▶ [Goal of the exercise] Your job is to return the lines between the line holding "What TikZ code" and the line holding "-- (\n.south east);", inclusive, exactly and with no pictures.

▶ [Material for this exercise]
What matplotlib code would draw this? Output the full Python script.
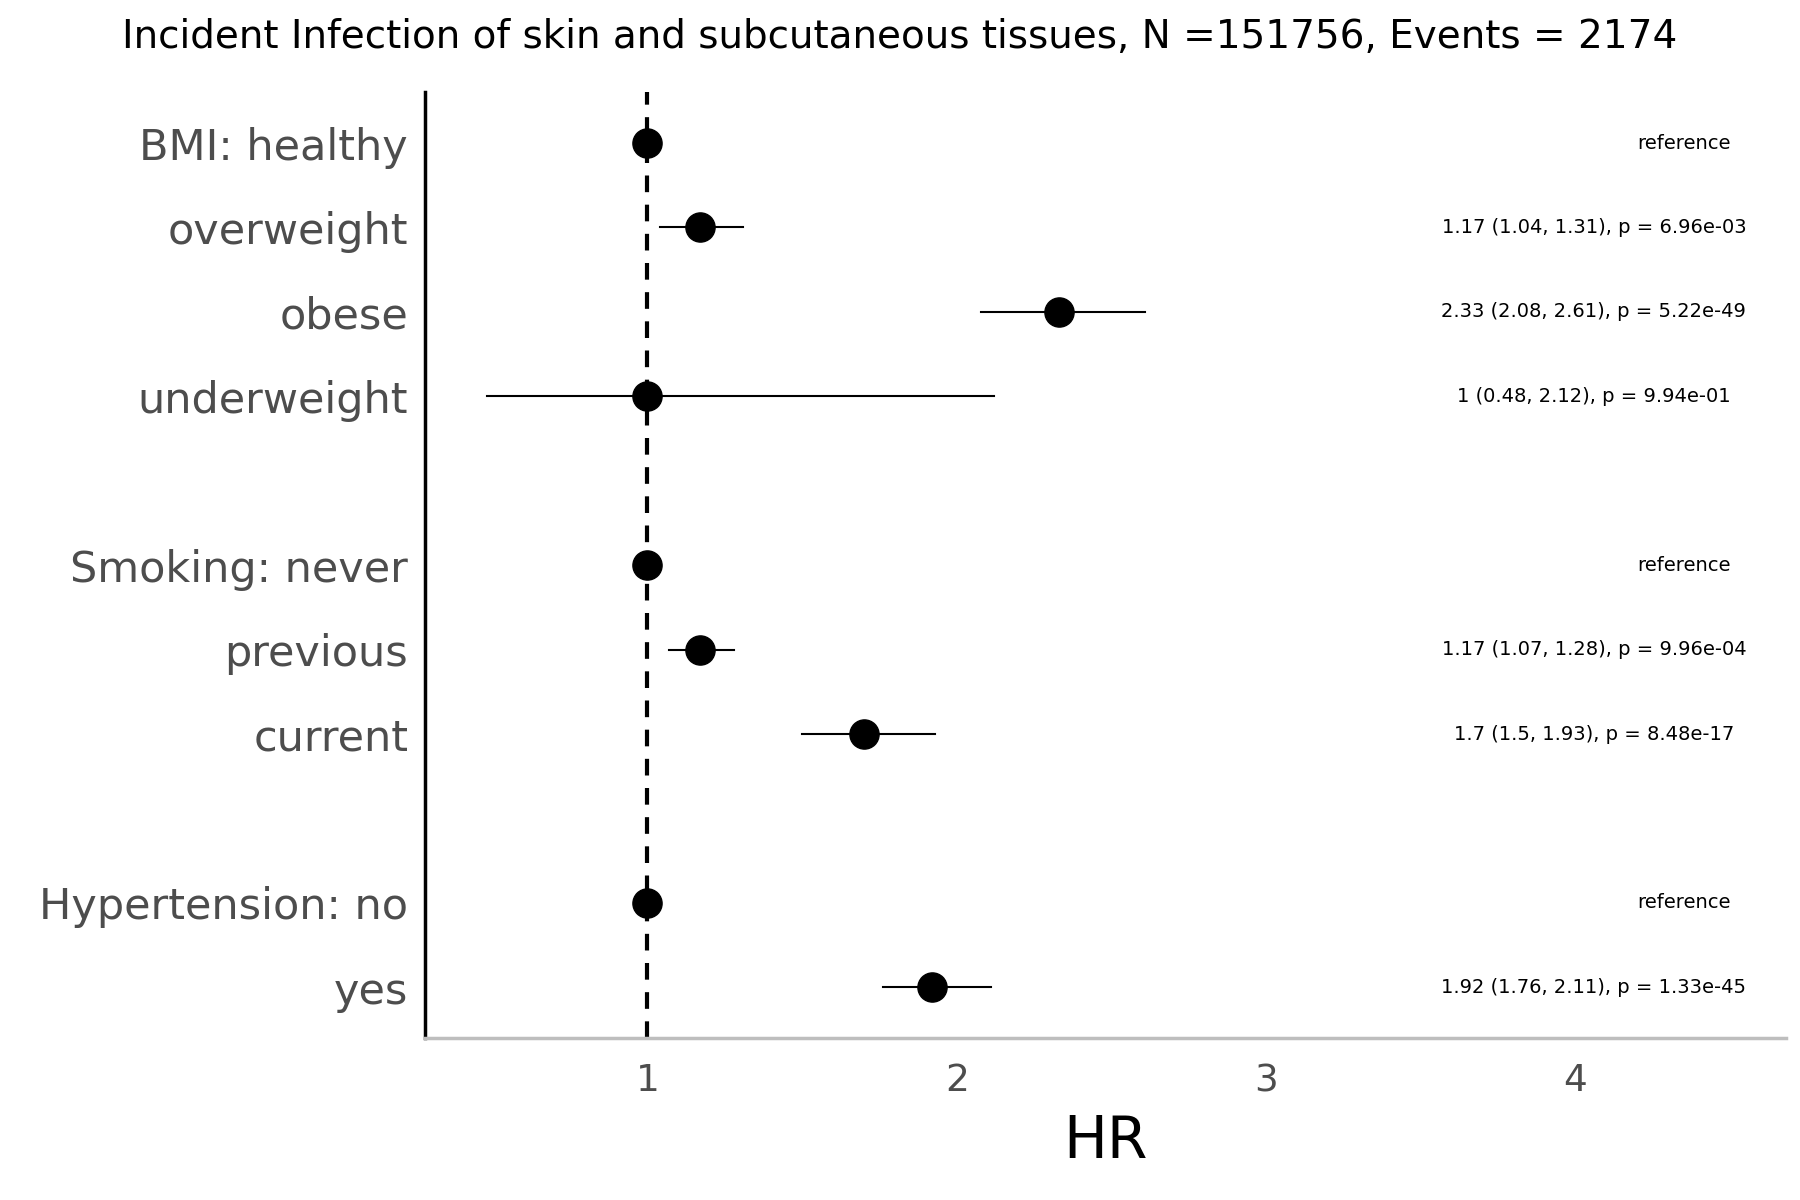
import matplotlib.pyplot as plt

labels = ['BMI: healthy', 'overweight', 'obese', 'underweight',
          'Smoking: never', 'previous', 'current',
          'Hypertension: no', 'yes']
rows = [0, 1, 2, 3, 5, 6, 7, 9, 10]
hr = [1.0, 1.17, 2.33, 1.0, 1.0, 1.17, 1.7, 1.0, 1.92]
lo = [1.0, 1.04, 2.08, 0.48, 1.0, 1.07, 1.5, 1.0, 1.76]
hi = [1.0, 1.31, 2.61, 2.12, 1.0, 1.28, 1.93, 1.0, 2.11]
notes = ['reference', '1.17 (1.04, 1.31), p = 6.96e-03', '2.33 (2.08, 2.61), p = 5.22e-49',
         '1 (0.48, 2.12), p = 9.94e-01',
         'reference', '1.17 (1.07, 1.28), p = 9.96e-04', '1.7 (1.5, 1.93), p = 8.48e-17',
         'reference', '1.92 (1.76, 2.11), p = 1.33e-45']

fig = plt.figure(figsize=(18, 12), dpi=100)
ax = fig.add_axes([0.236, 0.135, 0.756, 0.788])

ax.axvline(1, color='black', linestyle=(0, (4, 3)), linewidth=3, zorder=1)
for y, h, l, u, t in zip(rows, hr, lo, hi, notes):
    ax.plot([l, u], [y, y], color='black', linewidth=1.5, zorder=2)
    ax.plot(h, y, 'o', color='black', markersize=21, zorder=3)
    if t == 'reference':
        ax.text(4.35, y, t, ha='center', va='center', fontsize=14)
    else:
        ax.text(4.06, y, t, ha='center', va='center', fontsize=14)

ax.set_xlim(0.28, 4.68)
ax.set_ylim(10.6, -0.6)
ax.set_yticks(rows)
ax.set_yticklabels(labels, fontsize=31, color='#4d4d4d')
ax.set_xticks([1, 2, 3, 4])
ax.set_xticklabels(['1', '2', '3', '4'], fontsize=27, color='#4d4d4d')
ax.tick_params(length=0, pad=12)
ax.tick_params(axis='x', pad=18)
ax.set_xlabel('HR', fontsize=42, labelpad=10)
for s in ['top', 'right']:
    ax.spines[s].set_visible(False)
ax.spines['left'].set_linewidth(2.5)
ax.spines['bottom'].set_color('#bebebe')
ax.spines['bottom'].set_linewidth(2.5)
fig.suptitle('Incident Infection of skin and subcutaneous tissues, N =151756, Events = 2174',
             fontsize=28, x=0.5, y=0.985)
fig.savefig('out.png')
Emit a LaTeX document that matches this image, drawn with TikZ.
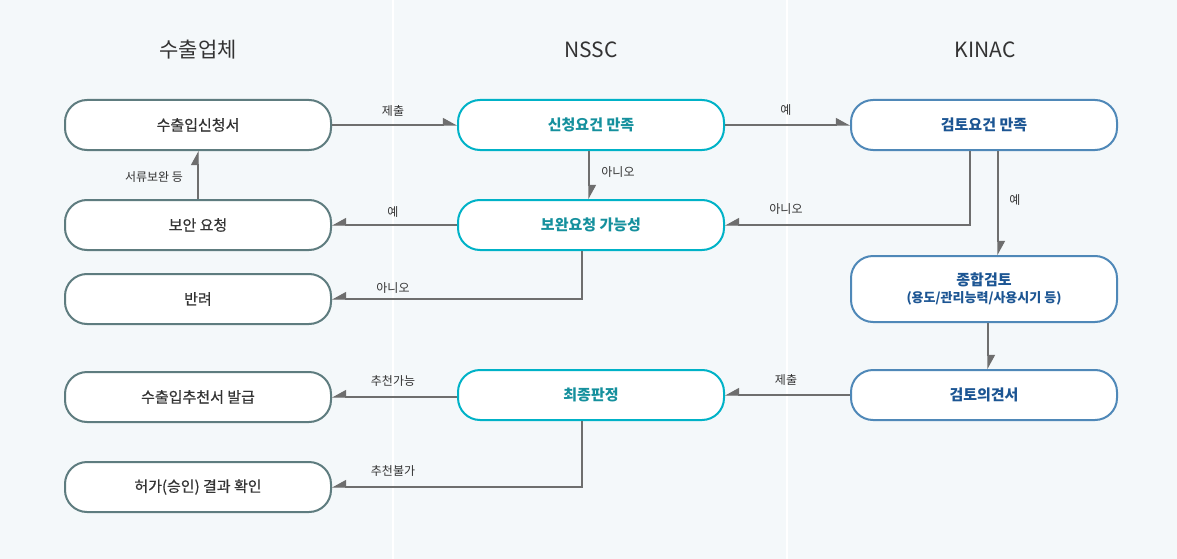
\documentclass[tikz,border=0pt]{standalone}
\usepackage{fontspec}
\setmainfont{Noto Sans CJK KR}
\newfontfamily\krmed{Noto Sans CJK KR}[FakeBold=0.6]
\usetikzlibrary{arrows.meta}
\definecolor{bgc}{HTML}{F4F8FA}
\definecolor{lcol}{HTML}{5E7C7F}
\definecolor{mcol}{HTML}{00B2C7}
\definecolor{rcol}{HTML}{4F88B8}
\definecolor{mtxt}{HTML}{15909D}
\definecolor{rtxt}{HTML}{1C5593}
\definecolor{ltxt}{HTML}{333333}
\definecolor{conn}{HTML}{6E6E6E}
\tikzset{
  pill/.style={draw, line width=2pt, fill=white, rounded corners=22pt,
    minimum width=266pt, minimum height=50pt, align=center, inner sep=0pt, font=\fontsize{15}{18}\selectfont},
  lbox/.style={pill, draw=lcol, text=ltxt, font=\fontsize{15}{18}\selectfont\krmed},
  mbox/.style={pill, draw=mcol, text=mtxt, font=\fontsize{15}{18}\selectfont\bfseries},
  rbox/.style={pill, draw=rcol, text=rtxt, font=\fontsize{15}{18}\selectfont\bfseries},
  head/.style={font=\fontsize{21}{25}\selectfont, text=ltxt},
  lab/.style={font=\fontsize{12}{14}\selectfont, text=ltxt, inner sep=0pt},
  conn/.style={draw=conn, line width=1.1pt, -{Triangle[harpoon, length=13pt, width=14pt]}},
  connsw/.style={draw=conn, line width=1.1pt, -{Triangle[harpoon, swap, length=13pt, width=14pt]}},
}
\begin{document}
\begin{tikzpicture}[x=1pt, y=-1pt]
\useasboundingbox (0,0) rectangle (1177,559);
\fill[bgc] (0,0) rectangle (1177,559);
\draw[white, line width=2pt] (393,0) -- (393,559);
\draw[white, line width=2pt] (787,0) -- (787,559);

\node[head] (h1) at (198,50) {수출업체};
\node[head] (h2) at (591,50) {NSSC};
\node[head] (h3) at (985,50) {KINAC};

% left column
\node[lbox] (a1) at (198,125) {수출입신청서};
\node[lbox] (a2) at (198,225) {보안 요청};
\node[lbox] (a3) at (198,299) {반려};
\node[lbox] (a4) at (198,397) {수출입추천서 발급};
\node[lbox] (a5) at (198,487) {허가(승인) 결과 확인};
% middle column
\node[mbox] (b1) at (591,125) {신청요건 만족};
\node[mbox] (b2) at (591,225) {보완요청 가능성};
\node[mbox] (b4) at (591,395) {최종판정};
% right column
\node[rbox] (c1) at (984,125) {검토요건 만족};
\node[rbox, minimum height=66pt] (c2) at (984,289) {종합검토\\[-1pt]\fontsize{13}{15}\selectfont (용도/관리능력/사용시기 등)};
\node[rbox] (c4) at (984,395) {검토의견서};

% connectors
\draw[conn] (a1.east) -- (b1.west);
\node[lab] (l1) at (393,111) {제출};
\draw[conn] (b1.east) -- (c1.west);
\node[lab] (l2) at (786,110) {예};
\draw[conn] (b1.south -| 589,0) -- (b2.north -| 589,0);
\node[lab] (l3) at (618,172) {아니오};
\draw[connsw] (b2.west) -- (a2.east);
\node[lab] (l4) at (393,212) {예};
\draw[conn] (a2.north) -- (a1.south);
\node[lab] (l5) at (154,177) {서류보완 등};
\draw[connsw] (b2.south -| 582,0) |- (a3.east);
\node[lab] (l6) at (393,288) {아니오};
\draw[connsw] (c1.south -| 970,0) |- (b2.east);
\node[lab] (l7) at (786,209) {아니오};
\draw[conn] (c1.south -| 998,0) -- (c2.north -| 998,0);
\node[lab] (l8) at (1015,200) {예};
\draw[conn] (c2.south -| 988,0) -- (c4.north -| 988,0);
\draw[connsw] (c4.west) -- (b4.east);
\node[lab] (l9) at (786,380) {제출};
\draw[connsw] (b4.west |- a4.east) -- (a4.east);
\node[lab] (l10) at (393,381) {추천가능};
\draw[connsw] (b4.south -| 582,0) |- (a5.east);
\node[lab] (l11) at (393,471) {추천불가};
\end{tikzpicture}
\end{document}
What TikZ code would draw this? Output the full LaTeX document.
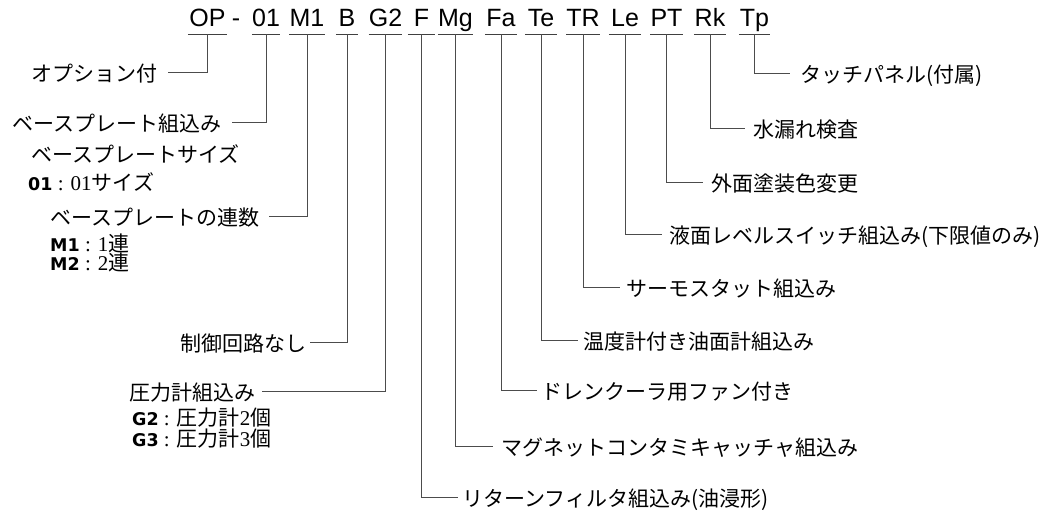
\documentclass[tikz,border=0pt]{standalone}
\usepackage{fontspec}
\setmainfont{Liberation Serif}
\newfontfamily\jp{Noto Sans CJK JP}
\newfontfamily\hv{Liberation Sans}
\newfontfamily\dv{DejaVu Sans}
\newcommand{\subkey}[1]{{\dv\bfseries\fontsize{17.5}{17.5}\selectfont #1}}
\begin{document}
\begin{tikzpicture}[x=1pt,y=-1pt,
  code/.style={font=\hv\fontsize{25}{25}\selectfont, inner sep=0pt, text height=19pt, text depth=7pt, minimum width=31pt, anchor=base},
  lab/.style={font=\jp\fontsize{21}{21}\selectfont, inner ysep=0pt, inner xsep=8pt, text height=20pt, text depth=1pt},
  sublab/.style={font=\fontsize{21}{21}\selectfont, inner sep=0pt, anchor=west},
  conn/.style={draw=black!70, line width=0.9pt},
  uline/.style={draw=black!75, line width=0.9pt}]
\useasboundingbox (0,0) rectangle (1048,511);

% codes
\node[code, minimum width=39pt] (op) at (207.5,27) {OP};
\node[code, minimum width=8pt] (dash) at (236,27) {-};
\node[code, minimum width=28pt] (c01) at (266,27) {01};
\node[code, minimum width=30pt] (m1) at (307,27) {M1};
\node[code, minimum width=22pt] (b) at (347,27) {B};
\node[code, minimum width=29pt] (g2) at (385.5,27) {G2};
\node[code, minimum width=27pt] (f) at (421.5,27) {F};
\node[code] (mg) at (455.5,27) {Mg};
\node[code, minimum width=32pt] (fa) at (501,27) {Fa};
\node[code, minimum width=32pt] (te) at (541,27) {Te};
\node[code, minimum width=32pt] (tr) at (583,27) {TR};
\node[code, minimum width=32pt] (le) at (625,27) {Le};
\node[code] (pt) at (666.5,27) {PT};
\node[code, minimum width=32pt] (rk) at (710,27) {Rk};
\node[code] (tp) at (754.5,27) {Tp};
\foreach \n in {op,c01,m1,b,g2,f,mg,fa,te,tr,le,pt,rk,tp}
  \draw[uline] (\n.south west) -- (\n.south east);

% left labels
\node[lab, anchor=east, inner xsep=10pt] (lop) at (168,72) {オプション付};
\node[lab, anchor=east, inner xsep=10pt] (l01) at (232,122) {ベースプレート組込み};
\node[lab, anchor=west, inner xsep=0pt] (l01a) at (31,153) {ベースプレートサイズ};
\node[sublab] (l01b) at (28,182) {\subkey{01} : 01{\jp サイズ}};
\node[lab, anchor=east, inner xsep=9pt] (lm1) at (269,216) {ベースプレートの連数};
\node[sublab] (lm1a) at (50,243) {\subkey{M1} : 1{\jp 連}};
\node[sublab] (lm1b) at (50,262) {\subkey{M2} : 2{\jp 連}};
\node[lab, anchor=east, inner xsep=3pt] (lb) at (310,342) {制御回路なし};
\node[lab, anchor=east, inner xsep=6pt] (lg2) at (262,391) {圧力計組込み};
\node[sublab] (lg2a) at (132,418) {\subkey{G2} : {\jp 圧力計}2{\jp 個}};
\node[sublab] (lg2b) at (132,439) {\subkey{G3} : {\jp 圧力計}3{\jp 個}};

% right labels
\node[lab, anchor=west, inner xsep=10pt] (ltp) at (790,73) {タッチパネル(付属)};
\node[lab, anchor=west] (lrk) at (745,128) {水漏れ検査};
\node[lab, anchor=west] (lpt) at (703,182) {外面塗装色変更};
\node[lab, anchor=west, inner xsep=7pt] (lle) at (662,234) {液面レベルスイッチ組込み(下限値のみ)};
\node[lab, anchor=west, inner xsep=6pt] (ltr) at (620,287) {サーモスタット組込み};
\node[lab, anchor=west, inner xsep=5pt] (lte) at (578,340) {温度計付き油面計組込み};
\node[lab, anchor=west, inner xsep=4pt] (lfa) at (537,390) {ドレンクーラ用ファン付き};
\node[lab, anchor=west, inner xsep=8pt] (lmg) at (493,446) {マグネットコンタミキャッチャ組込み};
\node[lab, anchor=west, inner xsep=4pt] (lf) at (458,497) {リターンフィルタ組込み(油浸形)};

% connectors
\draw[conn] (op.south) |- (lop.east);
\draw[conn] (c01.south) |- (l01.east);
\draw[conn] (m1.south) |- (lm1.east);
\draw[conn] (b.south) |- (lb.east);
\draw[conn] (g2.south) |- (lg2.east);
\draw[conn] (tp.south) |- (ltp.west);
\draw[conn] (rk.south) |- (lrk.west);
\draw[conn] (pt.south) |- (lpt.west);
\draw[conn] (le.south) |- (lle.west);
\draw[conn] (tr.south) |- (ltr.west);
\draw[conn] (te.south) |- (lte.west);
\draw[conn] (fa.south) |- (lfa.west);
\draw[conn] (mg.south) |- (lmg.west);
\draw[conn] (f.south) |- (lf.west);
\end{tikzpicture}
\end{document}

▶ [Result below]
What TikZ code would draw this? Output the full LaTeX document.
\documentclass[tikz,border=0pt]{standalone}
\usepackage{fontspec}
\setmainfont{Liberation Serif}
\newfontfamily\jp{Noto Sans CJK JP}
\newfontfamily\hv{Liberation Sans}
\newfontfamily\dv{DejaVu Sans}
\newcommand{\subkey}[1]{{\dv\bfseries\fontsize{17.5}{17.5}\selectfont #1}}
\begin{document}
\begin{tikzpicture}[x=1pt,y=-1pt,
  code/.style={font=\hv\fontsize{25}{25}\selectfont, inner sep=0pt, text height=19pt, text depth=7pt, minimum width=31pt, anchor=base},
  lab/.style={font=\jp\fontsize{21}{21}\selectfont, inner ysep=0pt, inner xsep=8pt, text height=20pt, text depth=1pt},
  sublab/.style={font=\fontsize{21}{21}\selectfont, inner sep=0pt, anchor=west},
  conn/.style={draw=black!70, line width=0.9pt},
  uline/.style={draw=black!75, line width=0.9pt}]
\useasboundingbox (0,0) rectangle (1048,511);

% codes
\node[code, minimum width=39pt] (op) at (207.5,27) {OP};
\node[code, minimum width=8pt] (dash) at (236,27) {-};
\node[code, minimum width=28pt] (c01) at (266,27) {01};
\node[code, minimum width=30pt] (m1) at (307,27) {M1};
\node[code, minimum width=22pt] (b) at (347,27) {B};
\node[code, minimum width=29pt] (g2) at (385.5,27) {G2};
\node[code, minimum width=27pt] (f) at (421.5,27) {F};
\node[code] (mg) at (455.5,27) {Mg};
\node[code, minimum width=32pt] (fa) at (501,27) {Fa};
\node[code, minimum width=32pt] (te) at (541,27) {Te};
\node[code, minimum width=32pt] (tr) at (583,27) {TR};
\node[code, minimum width=32pt] (le) at (625,27) {Le};
\node[code] (pt) at (666.5,27) {PT};
\node[code, minimum width=32pt] (rk) at (710,27) {Rk};
\node[code] (tp) at (754.5,27) {Tp};
\foreach \n in {op,c01,m1,b,g2,f,mg,fa,te,tr,le,pt,rk,tp}
  \draw[uline] (\n.south west) -- (\n.south east);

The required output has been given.